Short problem.
Look at the data below and print exactly the lines from its first line through the line with "(no3) at (482,1217)"; the pictures stay out of the copy.

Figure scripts
[Begin]

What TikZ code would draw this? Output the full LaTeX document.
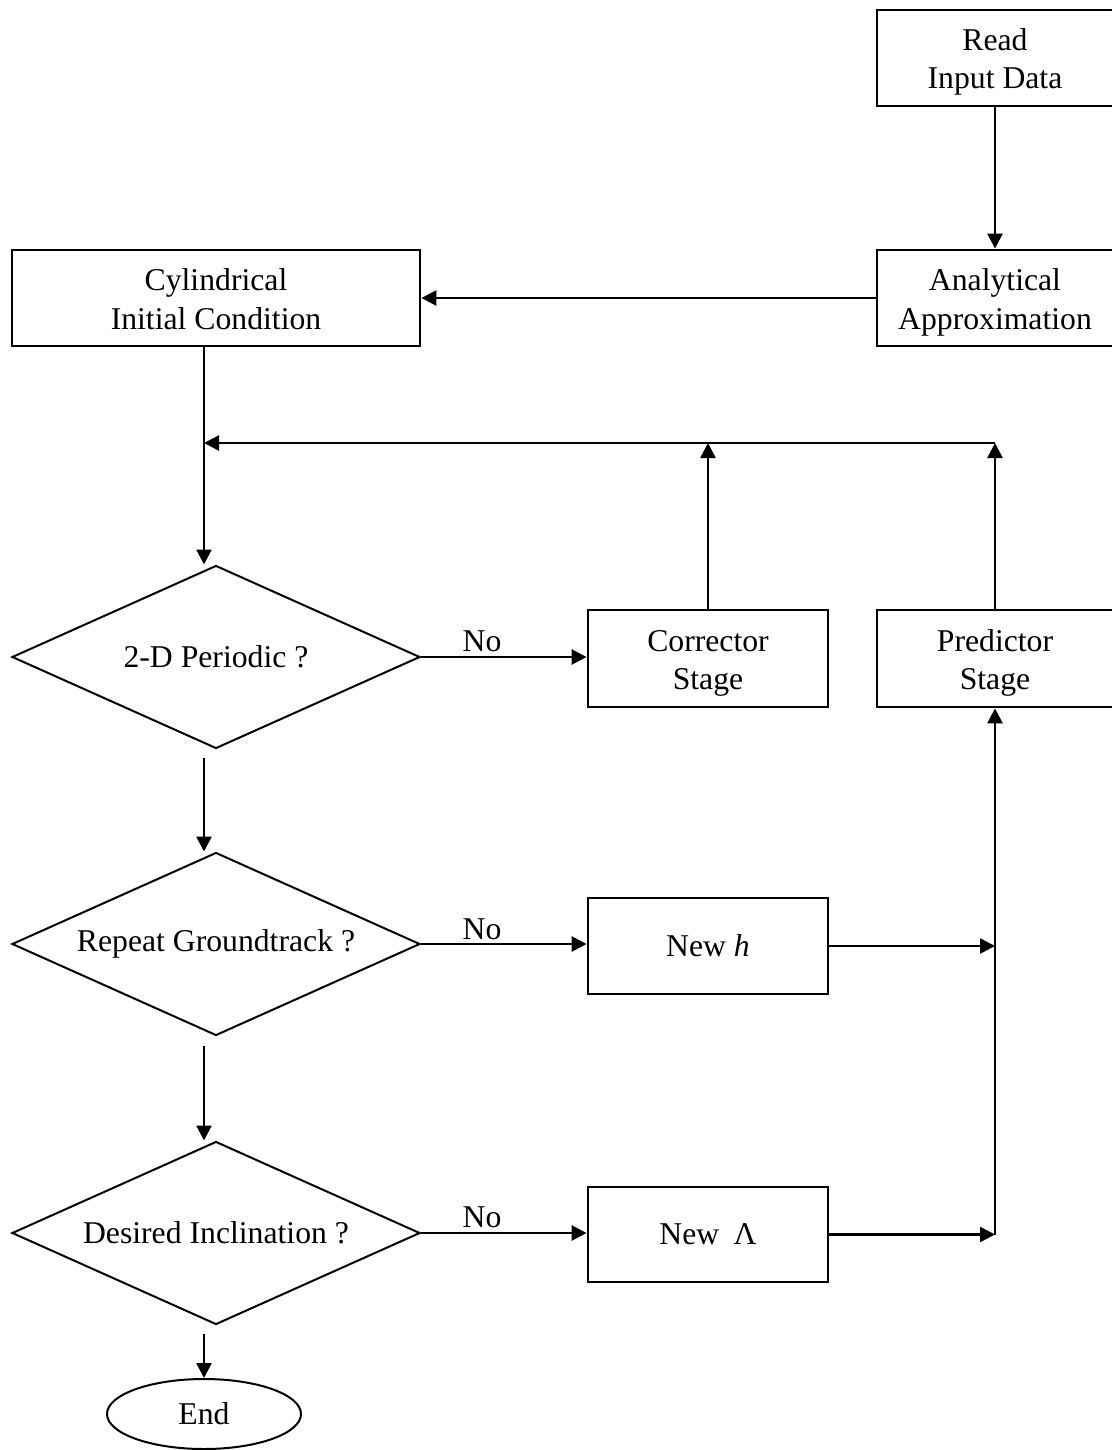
\documentclass[tikz,border=0pt]{standalone}
\usepackage{fontspec}
\setmainfont{Liberation Serif}
\usetikzlibrary{shapes.geometric,arrows.meta}
\begin{document}
\begin{tikzpicture}[x=1pt,y=-1pt,
  every node/.style={font=\fontsize{31.7}{38.5}\selectfont, inner sep=0pt, align=center},
  box/.style={draw, line width=2.8pt, rectangle, minimum height=96pt},
  twoline/.style={text height=62pt, text depth=0pt},
  decision/.style={draw, diamond, aspect=2.23, minimum width=408pt, minimum height=183pt, line width=2pt},
  terminal/.style={draw, ellipse, minimum width=194pt, minimum height=70pt, line width=2pt},
  lbl/.style={},
  arr/.style={line width=2.6pt, -{Triangle[length=15pt,width=15pt]}}
]
\useasboundingbox (0,0) rectangle (1111,1450);

% nodes
\node[box, twoline, minimum width=236pt] (read) at (995,58) {Read\\Input Data};
\node[box, twoline, minimum width=236pt] (ana) at (995,298) {Analytical\\Approximation};
\node[box, twoline, minimum width=408pt] (cyl) at (216,298) {Cylindrical\\Initial Condition};
\node[box, twoline, minimum width=240pt, minimum height=97pt] (corr) at (708,658.5) {Corrector\\Stage};
\node[box, twoline, minimum width=236pt, minimum height=97pt] (pred) at (995,658.5) {Predictor\\Stage};
\node[box, minimum width=240pt] (newh) at (708,946) {New \textit{h}};
\node[box, minimum width=240pt, minimum height=95pt] (newl) at (708,1234.5) {New\hspace{0.45em}Λ};
\node[decision] (d1) at (216,657) {2-D Periodic ?};
\node[decision] (d2) at (216,944) {Repeat Groundtrack ?};
\node[decision] (d3) at (216,1233) {Desired Inclination ?};
\node[terminal] (end) at (204,1414) {End};
\node[lbl] (no1) at (482,641) {No};
\node[lbl] (no2) at (482,929) {No};
\node[lbl] (no3) at (482,1217) {No};

% junction coordinates
\coordinate (j0) at (204,443);
\coordinate (j2) at (995,443);

% connectors
\draw[arr] (read) -- (ana);
\draw[arr] (ana) -- (cyl);
\draw[arr] (cyl.south -| j0) -- (j0 |- d1.north);
\draw[arr] (j2) -- (j0);
\draw[arr] (corr) -- (corr |- j0);
\draw[arr] (pred) -- (j2);
\draw[arr] (d1.east) -- (d1.east -| corr.west);
\draw[arr] (d2.east) -- (d2.east -| newh.west);
\draw[arr] (d3.east) -- (d3.east -| newl.west);
\draw[arr] (newh.east) -- (newh.east -| j2);
\draw[arr] (newl.east) -- (newl.east -| j2);
\draw[arr] (newl.east -| j2) -- (pred.south);
\draw[arr] (d1.south -| j0) ++(0,8) -- (j0 |- d2.north);
\draw[arr] (d2.south -| j0) ++(0,9) -- (j0 |- d3.north);
\draw[arr] (d3.south -| j0) ++(0,8) -- (end);
\end{tikzpicture}
\end{document}
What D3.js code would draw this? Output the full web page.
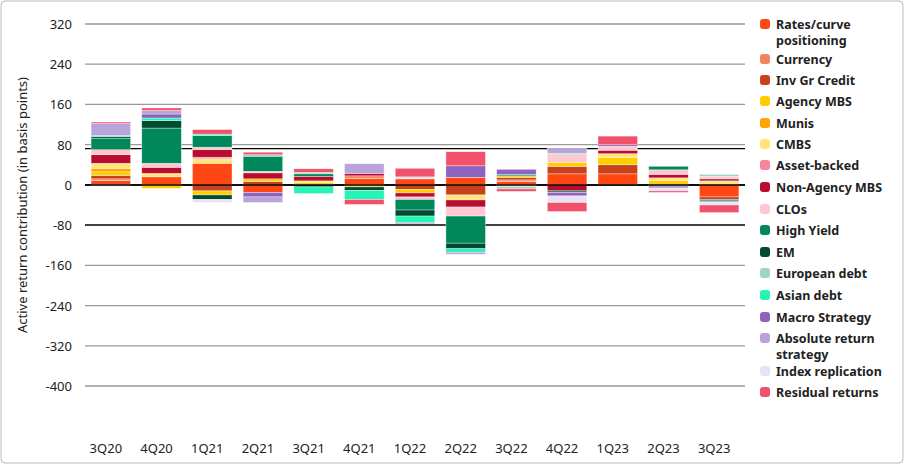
<!DOCTYPE html>
<html><head><meta charset="utf-8">
<script src="https://cdn.jsdelivr.net/npm/d3@7"></script>
<style>body{margin:0;background:#fff;font-family:"Noto Sans",Arial,sans-serif}</style>
</head><body><svg id="c" width="904" height="464"></svg>
<script>
const quarters = ["3Q20","4Q20","1Q21","2Q21","3Q21","4Q21","1Q22","2Q22","3Q22","4Q22","1Q23","2Q23","3Q23"];
const categories = ["Rates/curve positioning","Currency","Inv Gr Credit","Agency MBS","Munis","CMBS","Asset-backed","Non-Agency MBS","CLOs","High Yield","EM","European debt","Asian debt","Macro Strategy","Absolute return strategy","Index replication","Residual returns"];
const colors = ["#FF4713","#F4845F","#C8401C","#FFCE00","#FFA400","#FFE57A","#F5859A","#BA0C2F","#FFC7D0","#00875A","#004B32","#9ED6C0","#24F5B4","#8E62BF","#B9A3DB","#EAE1F5","#F2516C"];
const tickValues = [320,240,160,80,0,-80,-160,-240,-320,-400];
// values in basis points per quarter, in category order
const rates      = [9,16,43,-15,0,13,12,15,7,22,22,0,-24];
const currency   = [3,0,0,0,0,5,0,0,3,0,0,0,0];
const invGr      = [7,0,-12,7,0,0,-9,-20,5,15,18,0,-5];
const agency     = [7,-7,-8,5,5,-4,-7,0,3,8,15,9,0];
const munis      = [7,0,0,0,0,0,0,0,0,0,0,0,0];
const cmbs       = [10,7,9,0,3,0,0,-10,0,0,7,5,8];
const assetBack  = [0,0,3,0,0,0,0,0,0,0,0,0,0];
const nonAgency  = [17,12,15,12,9,5,-8,-14,0,-12,7,7,4];
const clos       = [10,8,5,3,0,0,-5,-18,-3,15,8,9,5];
const highYield  = [23,70,23,30,5,0,-21,-54,3,-3,0,7,-3];
const em         = [3,15,-9,0,-4,-7,-12,-11,0,0,0,0,0];
const european   = [0,0,0,3,3,0,0,0,-5,3,0,0,4];
const asian      = [2,5,3,0,-13,-18,-13,-7,0,0,0,0,0];
const macro      = [0,8,0,-9,0,0,-2,23,10,-7,3,0,0];
const absolute   = [24,7,0,-11,0,19,0,-4,0,10,0,-7,-3];
const indexRep   = [-3,0,-6,0,0,0,4,0,0,-13,0,-5,-5];
const residual   = [3,5,9,5,7,-10,17,28,-5,-18,17,-3,-15];
const series = [rates,currency,invGr,agency,munis,cmbs,assetBack,nonAgency,clos,highYield,em,european,asian,macro,absolute,indexRep,residual];

const svg = d3.select("#c");
svg.append("rect").attr("x",1).attr("y",1).attr("width",902).attr("height",462).attr("rx",4)
  .attr("fill","#fff").attr("stroke","#bbb");

const x = d3.scaleBand().domain(quarters).range([85,745]).paddingInner(0.22).paddingOuter(0.12);
const y = d3.scaleLinear().domain([-400,320]).range([386,24]);

// grid
svg.append("g").selectAll("line").data(tickValues).join("line")
  .attr("x1",85).attr("x2",745).attr("y1",d=>y(d)).attr("y2",d=>y(d))
  .attr("stroke",d=>(d===0||d===-80)?"#000":"#9a9a9a").attr("stroke-width",d=>(d===0||d===-80)?1.5:1.3);
svg.append("line").attr("x1",85).attr("x2",745).attr("y1",y(80)+4).attr("y2",y(80)+4)
  .attr("stroke","#000").attr("stroke-width",1.3);

svg.append("g").selectAll("text").data(tickValues).join("text")
  .attr("x",72).attr("y",d=>y(d)+5).attr("text-anchor","end")
  .attr("font-size",13).attr("fill","#222").text(d=>d);

svg.append("text").attr("transform","translate(27,205) rotate(-90)").attr("text-anchor","middle")
  .attr("font-size",13).attr("fill","#222").text("Active return contribution (in basis points)");

// stacked bars
const bars = svg.append("g");
quarters.forEach((q,qi)=>{
  let pos=0, neg=0;
  series.forEach((s,ci)=>{
    const v=s[qi]; if(!v) return;
    let y0,y1;
    if(v>0){y0=pos;y1=pos+v;pos=y1;} else {y0=neg;y1=neg+v;neg=y1;}
    bars.append("rect").attr("x",x(q)).attr("width",x.bandwidth())
      .attr("y",y(Math.max(y0,y1))).attr("height",Math.abs(y(y0)-y(y1)))
      .attr("fill",colors[ci]).attr("stroke","#fff").attr("stroke-width",0.6).attr("stroke-opacity",0.6);
  });
});
svg.append("line").attr("x1",85).attr("x2",745).attr("y1",y(0)).attr("y2",y(0)).attr("stroke","#000").attr("stroke-width",1.5);

svg.append("g").selectAll("text").data(quarters).join("text")
  .attr("x",d=>x(d)+x.bandwidth()/2-5).attr("y",453).attr("text-anchor","middle")
  .attr("font-size",13).attr("fill","#222").text(d=>d);

// legend
const legY = [24,59,80,101,123,144,165,187,209,230,252,273,295,317,338,371,392];
const leg = svg.append("g").selectAll("g").data(categories).join("g")
  .attr("transform",(d,i)=>`translate(760,${legY[i]})`);
leg.append("rect").attr("x",0).attr("y",-5).attr("width",10).attr("height",10).attr("rx",3).attr("fill",(d,i)=>colors[i]);
leg.each(function(d){
  const g=d3.select(this);
  const lines = d==="Rates/curve positioning"?["Rates/curve","positioning"]:d==="Absolute return strategy"?["Absolute return","strategy"]:[d];
  lines.forEach((t,j)=>g.append("text").attr("x",16).attr("y",5+j*16).attr("font-size",12.5)
    .attr("font-weight","bold").attr("fill","#222").text(t));
});
</script></body></html>
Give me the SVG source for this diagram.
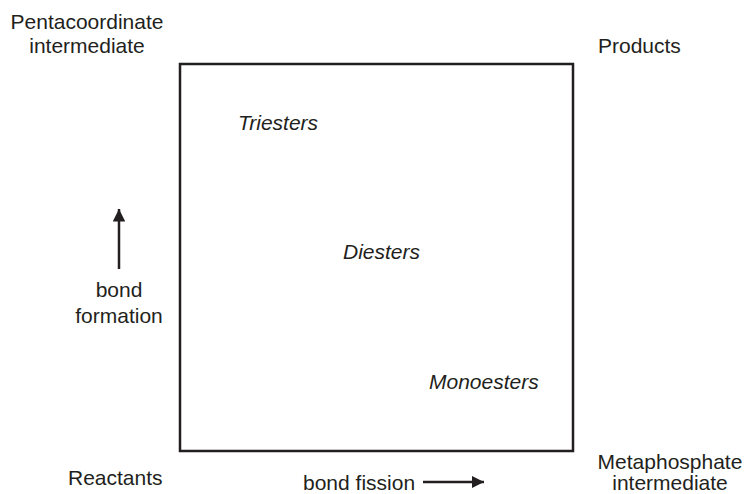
<svg xmlns="http://www.w3.org/2000/svg" width="746" height="494" viewBox="0 0 746 494">
  <defs>
    <style>
      text { font-family: "Liberation Sans", Arial, sans-serif; font-size: 21px; fill: #231f20; }
      .it { font-style: italic; }
      .mid { text-anchor: middle; }
      .frame { fill: none; stroke: #231f20; stroke-width: 2.5; }
      .axis { stroke: #231f20; stroke-width: 2.5; fill: none; }
    </style>
    <marker id="head" viewBox="0 0 10 10" refX="10" refY="5" markerWidth="5" markerHeight="5" markerUnits="strokeWidth" orient="auto">
      <path d="M0,0 L10,5 L0,10 z" fill="#231f20"/>
    </marker>
  </defs>
  <rect width="746" height="494" fill="#ffffff"/>

  <!-- reaction coordinate square -->
  <g id="frame">
    <rect class="frame" x="180" y="64" width="393" height="387"/>
  </g>

  <!-- corner states -->
  <g id="pentacoordinate">
    <text class="mid" x="87" y="29">Pentacoordinate</text>
    <text class="mid" x="87" y="53">intermediate</text>
  </g>
  <g id="products">
    <text x="598" y="53">Products</text>
  </g>
  <g id="reactants">
    <text x="68" y="485">Reactants</text>
  </g>
  <g id="metaphosphate">
    <text class="mid" x="670" y="469">Metaphosphate</text>
    <text class="mid" x="670" y="490">intermediate</text>
  </g>

  <!-- ester classes -->
  <g id="triesters">
    <text class="it" x="238" y="130">Triesters</text>
  </g>
  <g id="diesters">
    <text class="it" x="343" y="259">Diesters</text>
  </g>
  <g id="monoesters">
    <text class="it" x="429" y="389">Monoesters</text>
  </g>

  <!-- axis labels -->
  <g id="bond-formation">
    <text class="mid" x="119" y="297">bond</text>
    <text class="mid" x="119" y="323">formation</text>
  </g>
  <g id="bond-fission">
    <text x="303" y="490">bond fission</text>
  </g>

  <g id="connectors">
    <line class="axis" x1="119" y1="269" x2="119" y2="209" marker-end="url(#head)"/>
    <line class="axis" x1="423" y1="482" x2="484" y2="482" marker-end="url(#head)"/>
  </g>
</svg>
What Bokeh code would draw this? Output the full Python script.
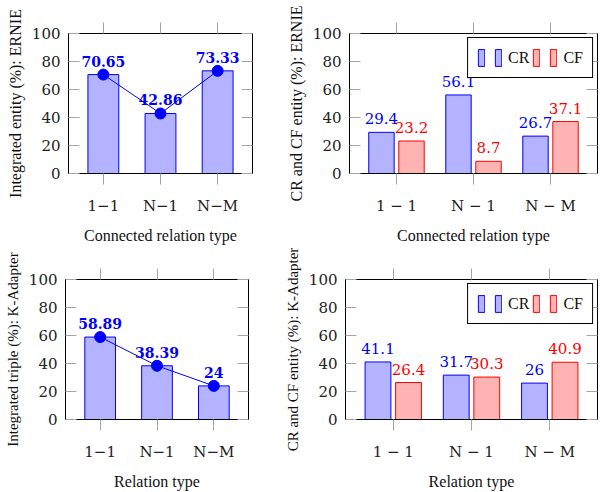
from bokeh.plotting import figure
from bokeh.layouts import row, column
from bokeh.models import Range1d, FixedTicker, LinearAxis, Legend, LegendItem
from bokeh.core.properties import value
from bokeh.embed import file_html
from bokeh.resources import INLINE

# ---- data ----
cats_tight = ["1\u22121", "N\u22121", "N\u2212M"]
cats_spaced = ["1 \u2212 1", "N \u2212 1", "N \u2212 M"]
ernie_integrated = [70.65, 42.86, 73.33]
kadapter_integrated = [58.89, 38.39, 24]
ernie_cr = [29.4, 56.1, 26.7]
ernie_cf = [23.2, 8.7, 37.1]
kadapter_cr = [41.1, 31.7, 26]
kadapter_cf = [26.4, 30.3, 40.9]
series_names = ["CR", "CF"]
y_ticks = [0, 20, 40, 60, 80, 100]

BLUE = "#0000ff"
BLUE_FILL = "#b3b3ff"
RED = "#ff0000"
RED_FILL = "#ffb3b3"
TICK = "#a6a6a6"
NUM_FONT = "DejaVu Serif"
TXT_FONT = "Liberation Serif"


def fmt(v):
    return "{:g}".format(v)


def base(width, height, bl, br, bt, bb, cats, ylabel, xlabel, ylabel_size):
    p = figure(width=width, height=height, output_backend="svg", toolbar_location=None,
               x_range=Range1d(-0.61, 2.61), y_range=Range1d(0, 100),
               min_border_left=bl, min_border_right=br,
               min_border_top=bt, min_border_bottom=bb)
    p.xgrid.visible = False
    p.ygrid.visible = False
    p.outline_line_color = "black"
    p.outline_line_width = 1
    p.background_fill_color = "white"
    p.border_fill_color = "white"

    idx = list(range(len(cats)))
    xa = p.xaxis[0]
    xa.ticker = FixedTicker(ticks=idx)
    xa.major_label_overrides = {i: c for i, c in enumerate(cats)}
    xa.major_tick_out = 11
    xa.major_tick_in = 0
    xa.minor_tick_line_color = None
    xa.major_tick_line_color = TICK
    xa.axis_line_color = "black"
    xa.major_label_text_font = NUM_FONT
    xa.major_label_text_font_size = "15px"
    xa.major_label_text_color = "#222222"
    xa.major_label_standoff = 12
    xa.axis_label = xlabel
    xa.axis_label_text_font = TXT_FONT
    xa.axis_label_text_font_size = "16px"
    xa.axis_label_text_font_style = "normal"
    xa.axis_label_text_color = "#111111"
    xa.axis_label_standoff = 9

    ya = p.yaxis[0]
    ya.ticker = FixedTicker(ticks=y_ticks)
    ya.major_tick_out = 0
    ya.major_tick_in = 11
    ya.minor_tick_line_color = None
    ya.major_tick_line_color = TICK
    ya.axis_line_color = "black"
    ya.major_label_text_font = NUM_FONT
    ya.major_label_text_font_size = "15px"
    ya.major_label_text_color = "#222222"
    ya.major_label_standoff = 8
    ya.axis_label = ylabel
    ya.axis_label_text_font = TXT_FONT
    ya.axis_label_text_font_size = ylabel_size
    ya.axis_label_text_font_style = "normal"
    ya.axis_label_text_color = "#111111"
    ya.axis_label_standoff = 5

    top = LinearAxis(ticker=FixedTicker(ticks=idx), major_tick_out=11, major_tick_in=0,
                     major_label_text_font_size="0px", major_label_standoff=0,
                     major_label_overrides={i: "" for i in idx},
                     minor_tick_line_color=None, major_tick_line_color=TICK,
                     axis_line_color="black")
    p.add_layout(top, "above")
    right = LinearAxis(ticker=FixedTicker(ticks=y_ticks), major_tick_out=0, major_tick_in=11,
                       major_label_text_font_size="0px", major_label_standoff=0,
                       major_label_overrides={t: "" for t in y_ticks},
                       minor_tick_line_color=None, major_tick_line_color=TICK,
                       axis_line_color="black")
    p.add_layout(right, "right")
    return p, idx


def integrated_panel(width, height, bl, br, bt, bb, vals, ylabel, xlabel, ylabel_size):
    p, idx = base(width, height, bl, br, bt, bb, cats_tight, ylabel, xlabel, ylabel_size)
    p.vbar(x=idx, top=vals, width=0.54, bottom=0, fill_color=BLUE_FILL,
           line_color=BLUE, line_width=1)
    p.line(idx, vals, line_color=BLUE, line_width=1)
    p.scatter(idx, vals, size=11, fill_color=BLUE, line_color=BLUE)
    p.text(idx, vals, text=[fmt(v) for v in vals], text_align="center",
           text_baseline="bottom", y_offset=-8, text_color=BLUE,
           text_font=value(NUM_FONT), text_font_size="14px", text_font_style="bold")
    return p


def cr_cf_panel(width, height, bl, br, bt, bb, cr, cf, ylabel, xlabel, ylabel_size):
    p, idx = base(width, height, bl, br, bt, bb, cats_spaced, ylabel, xlabel, ylabel_size)
    off = 0.195
    bw = 0.33
    x_cr = [i - off for i in idx]
    x_cf = [i + off for i in idx]
    r_cr = p.vbar(x=x_cr, top=cr, width=bw, bottom=0, fill_color=BLUE_FILL,
                  line_color=BLUE, line_width=1)
    r_cf = p.vbar(x=x_cf, top=cf, width=bw, bottom=0, fill_color=RED_FILL,
                  line_color=RED, line_width=1)
    p.text(x_cr, cr, text=[fmt(v) for v in cr], text_align="center",
           text_baseline="bottom", y_offset=-8, text_color=BLUE,
           text_font=value(NUM_FONT), text_font_size="15px")
    p.text(x_cf, cf, text=[fmt(v) for v in cf], text_align="center",
           text_baseline="bottom", y_offset=-8, text_color=RED,
           text_font=value(NUM_FONT), text_font_size="15px")
    legend = Legend(items=[LegendItem(label="", renderers=[r_cr]),
                           LegendItem(label=series_names[0], renderers=[r_cr]),
                           LegendItem(label="", renderers=[r_cf]),
                           LegendItem(label=series_names[1], renderers=[r_cf])],
                    orientation="horizontal", location="top_right",
                    border_line_color="black", border_line_width=1,
                    border_line_alpha=1, background_fill_color="white",
                    background_fill_alpha=1,
                    label_text_font=TXT_FONT, label_text_font_size="16px",
                    label_text_color="#111111", label_width=0,
                    glyph_width=8, glyph_height=21, padding=9, spacing=3,
                    label_standoff=6, margin=4)
    p.add_layout(legend)
    return p


f1 = integrated_panel(284, 246, 68, 32, 33, 68, ernie_integrated,
                      "Integrated entity (%): ERNIE", "Connected relation type", "16px")
f2 = cr_cf_panel(316, 246, 58, 3, 33, 68, ernie_cr, ernie_cf,
                 "CR and CF entity (%): ERNIE", "Connected relation type", "16px")
f3 = integrated_panel(281, 246, 65, 33, 33, 69, kadapter_integrated,
                      "Integrated triple (%): K-Adapter", "Relation type", "15px")
f4 = cr_cf_panel(319, 246, 57, 3, 33, 69, kadapter_cr, kadapter_cf,
                 "CR and CF entity (%): K-Adapter", "Relation type", "15px")

layout = column(row(f1, f2), row(f3, f4))

open("out.html", "w").write(file_html(layout, INLINE))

[End]

Result of the exercise.
What TikZ code would draw this? Output the full LaTeX document.
\documentclass[tikz,border=0pt]{standalone}
\usepackage{fontspec}
\setmainfont{Liberation Serif}
\usetikzlibrary{shapes.geometric,arrows.meta}
\begin{document}
\begin{tikzpicture}[x=1pt,y=-1pt,
  every node/.style={font=\fontsize{31.7}{38.5}\selectfont, inner sep=0pt, align=center},
  box/.style={draw, line width=2.8pt, rectangle, minimum height=96pt},
  twoline/.style={text height=62pt, text depth=0pt},
  decision/.style={draw, diamond, aspect=2.23, minimum width=408pt, minimum height=183pt, line width=2pt},
  terminal/.style={draw, ellipse, minimum width=194pt, minimum height=70pt, line width=2pt},
  lbl/.style={},
  arr/.style={line width=2.6pt, -{Triangle[length=15pt,width=15pt]}}
]
\useasboundingbox (0,0) rectangle (1111,1450);

% nodes
\node[box, twoline, minimum width=236pt] (read) at (995,58) {Read\\Input Data};
\node[box, twoline, minimum width=236pt] (ana) at (995,298) {Analytical\\Approximation};
\node[box, twoline, minimum width=408pt] (cyl) at (216,298) {Cylindrical\\Initial Condition};
\node[box, twoline, minimum width=240pt, minimum height=97pt] (corr) at (708,658.5) {Corrector\\Stage};
\node[box, twoline, minimum width=236pt, minimum height=97pt] (pred) at (995,658.5) {Predictor\\Stage};
\node[box, minimum width=240pt] (newh) at (708,946) {New \textit{h}};
\node[box, minimum width=240pt, minimum height=95pt] (newl) at (708,1234.5) {New\hspace{0.45em}Λ};
\node[decision] (d1) at (216,657) {2-D Periodic ?};
\node[decision] (d2) at (216,944) {Repeat Groundtrack ?};
\node[decision] (d3) at (216,1233) {Desired Inclination ?};
\node[terminal] (end) at (204,1414) {End};
\node[lbl] (no1) at (482,641) {No};
\node[lbl] (no2) at (482,929) {No};
\node[lbl] (no3) at (482,1217) {No};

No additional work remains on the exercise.